他方、更生会社への支払い義務は、更生会社の財産として回収されます。
会社更生のおおまかな流れ
更生手続開始の申し立てがされると、裁判所は一般的に保全管理人を選任し、公正手続を開始すべきかどうか判断するのに必要な調査をおこなわせます。
更生手続開始決定がされると、対象会社(更生会社)の代わりに財産を管理・処分する管財人が裁判所から選任されます。
管財人は、事業の存続をさせつつ、債権調査手続き(会社に対する過払い金返還請求権などの権利を持っている人やその額を調査する手続き)を行ったり、会社の財産状況の調査を行ったりしたあと、今後の事業計画や債権者への支払い計画などをまとめた更生計画案を作成し、裁判所へ提出します。

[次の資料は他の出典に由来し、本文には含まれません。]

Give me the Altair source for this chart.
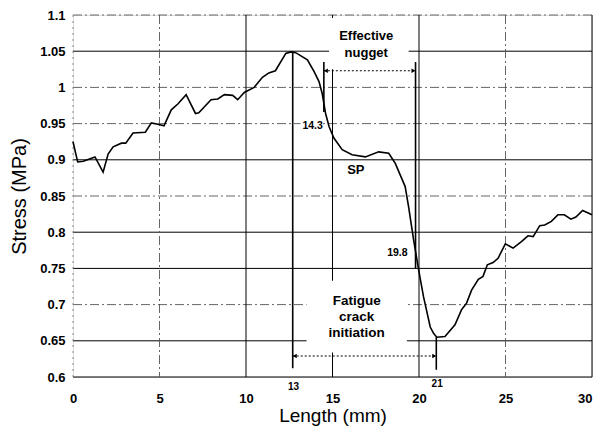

この更生計画案は、利害関係人の各種決議にかけられ、その承認を受けた後、裁判所がこれを認可することにより、正式な更生計画として効力を持つことになります。
注2:会社分割とは
会社分割とは、企業再編行為のひとつで、ある会社が事業に関して保有している権利義務の全部または一部を、他の会社等に引き継がせることをいいます(会社法2条30号)。
会社分割には吸収分割と新設分割があり、権利義務を引き継ぐ相手が既存会社の場合を吸収分割、新しく設立する会社に引き継がせる場合が新設分割です。
引き継がせる権利義務の範囲は基本的に自由に決めることができますが、対象となった権利義務は、人間の場合の相続と同じように、そのまま引き継がれることになります(会社分割がされただけでは権利の内容が変わったりすることはありません)。
商号の変更とは
商号とは、商人が営業(事業)をおこなうに当たって自分(たち)のことを表すために使う名称のことをいいます。会社の場合は、要するに社名のことです。個人事業主の場合は、自分の氏名を使って○田○男商店などという名称を商号とすることもありますし、全然関係のない名称を使うことも、他人の商号と誤認を生じさせるなど他人の権利を害しない限り、自由にできます。
商号の変更とは、つまりは社名変更のことです。なお、商号の変更があったからといって、会社の中身に変化があったかとは限りません。
更生計画とは
更生計画とは、更生会社の事業計画・債務の支払計画などを定めたもので、管財人が原案を作成して提出します。
必要な手続きを経て更生計画案が裁判所から認可されると、その内容にしたがって、会社をめぐる関係者(担保権者・債権者・株主など)の会社に対する権利義務が変更されます。たとえば株主の変更や、返済額の変更などといった効果が生じます。
債権届出とは
更生会社に対して債権(貸付金や過払い金返還請求権など)を持っている債権者は、裁判所が設定する債権届出期間内に、自分が持っている債権の金額等を裁判所に届け出ます。このことを債権届出といいます。
管財人は、債権届出に基づいて調査をおこないます。
届け出をしなかった債権は、更生計画(案)の中で考慮されず、最終的には権利が失われてしまい、支払いが受けられなくなってしまうのが原則です。